Columbia International Affairs Online: Working Papers

CIAO DATE: 12/2009

Iran's Presidential Elections: What Impact on External Relations?

Shireen T. Hunter

May 2009

Istituto Affari Internazionali


In June 2009, Iran will hold its 10th presidential elections since the establishment of the Islamic regime in 1979. As a rule, in past elections the incumbent president was elected to a second term. Even Muhammad Khatami, despite his problems with the conservative elements and disagreements with the Supreme Leader, Ali Khamenei, was reelected in 2001. This year’s election is different in that it is a real possibility that the incumbent president, Mahmud Ahmadinejad, may not be reelected.
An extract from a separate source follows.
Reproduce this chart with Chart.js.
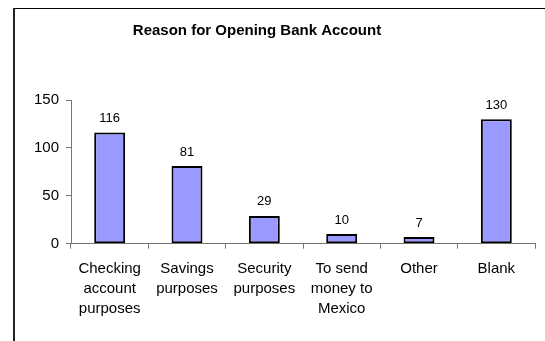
<!DOCTYPE html>
<html lang="en">
<head>
    <meta charset="UTF-8">
    <title>Reason for Opening Bank Account</title>
    <script src="https://cdn.jsdelivr.net/npm/chart.js"></script>
    <style>
        html, body { margin: 0; padding: 0; background: #fff; }
        #wrap { position: relative; width: 545px; height: 341px; overflow: hidden; }
        /* chart frame: only left and top edges are visible */
        #frame { position: absolute; left: 13px; top: 8px; width: 600px; height: 400px;
                 border-left: 2px solid #222; border-top: 1px solid #000; }
        #box { position: absolute; left: 15px; top: 9px; width: 530px; height: 332px; }
    </style>
</head>
<body>
    <div id="wrap">
        <div id="frame"></div>
        <div id="box"><canvas id="bankChart"></canvas></div>
    </div>

    <script>
        // data
        const categories = [
            ['Checking', 'account', 'purposes'],
            ['Savings', 'purposes'],
            ['Security', 'purposes'],
            ['To send', 'money to', 'Mexico'],
            ['Other'],
            ['Blank']
        ];
        const counts = [116, 81, 29, 10, 7, 130];
        const yTicks = [0, 50, 100, 150];

        const chartTitle = 'Reason for Opening Bank Account';
        const font = 'Arial, "Liberation Sans", sans-serif';

        // title sits left of the plot centre, so draw it by hand
        const titlePlugin = {
            id: 'titleText',
            afterDraw(chart) {
                const c = chart.ctx;
                c.save();
                c.font = 'bold 15px ' + font;
                c.fillStyle = '#000';
                c.textAlign = 'center';
                c.textBaseline = 'middle';
                c.fillText(chartTitle, 242, 22);
                c.restore();
            }
        };

        // value labels above each bar
        const valuePlugin = {
            id: 'valueLabels',
            afterDatasetsDraw(chart) {
                const c = chart.ctx;
                const meta = chart.getDatasetMeta(0);
                c.save();
                c.font = '13px ' + font;
                c.fillStyle = '#000';
                c.textAlign = 'center';
                c.textBaseline = 'middle';
                meta.data.forEach((bar, i) => {
                    c.fillText(String(counts[i]), bar.x, bar.y - 14);
                });
                c.restore();
            }
        };

        const ctx = document.getElementById('bankChart').getContext('2d');
        new Chart(ctx, {
            type: 'bar',
            data: {
                labels: categories,
                datasets: [{
                    data: counts,
                    backgroundColor: '#9999ff',
                    borderColor: '#000',
                    borderWidth: 2,
                    borderSkipped: false,
                    barPercentage: 0.4,
                    categoryPercentage: 1
                }]
            },
            options: {
                responsive: true,
                maintainAspectRatio: false,
                animation: false,
                layout: { padding: { left: 0, right: 10, top: 91, bottom: 0 } },
                plugins: {
                    legend: { display: false },
                    title: { display: false },
                    tooltip: { enabled: false }
                },
                scales: {
                    x: {
                        grid: {
                            offset: true,
                            drawOnChartArea: false,
                            drawTicks: true,
                            tickLength: 5,
                            color: '#777'
                        },
                        border: { color: '#777', width: 1 },
                        ticks: {
                            color: '#000',
                            font: { family: font, size: 15, lineHeight: 1.33 },
                            padding: 10,
                            maxRotation: 0,
                            autoSkip: false
                        },
                        afterFit(scale) { scale.height = 97.3; }
                    },
                    y: {
                        min: 0,
                        max: 150,
                        afterBuildTicks(scale) {
                            scale.ticks = yTicks.map(v => ({ value: v }));
                        },
                        grid: {
                            drawOnChartArea: false,
                            drawTicks: true,
                            tickLength: 5,
                            color: '#777'
                        },
                        border: { color: '#777', width: 1 },
                        ticks: {
                            color: '#000',
                            font: { family: font, size: 15 },
                            padding: 7
                        },
                        afterFit(scale) { scale.width = 56; }
                    }
                }
            },
            plugins: [titlePlugin, valuePlugin]
        });
    </script>
</body>
</html>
Another distinguishing feature of this year’s elections is that matters related to Iran’s external relations and the performance record of the Ahmadinejad administration could very well play a very important role in the election outcome. It is true that, during the 2005 elections, Khatami’s supporters harshly criticized his foreign policy, which they characterized as “concessionary” toward the West, in regard both to regional issues, such as Afghanistan and Iraq, and to the nuclear question. Critics emphasized that Khatami administration helped the US in Afghanistan, only for Iran to be labeled as part of an Axis of Evil, and that it agreed voluntary to suspend its nuclear enrichment program in the hope that the EU would normalize Iran’s nuclear dossier, only to be disappointed. However, in 2005 domestic issues, especially difficult economic conditions and the seeming lack of connection of the country’s political and intellectual elite from the concerns of ordinary Iranians, played a more important role in deciding the fate of the elections. Ahmadinejad, with his “man of the people” image and his folksy manner, benefited from these sentiments.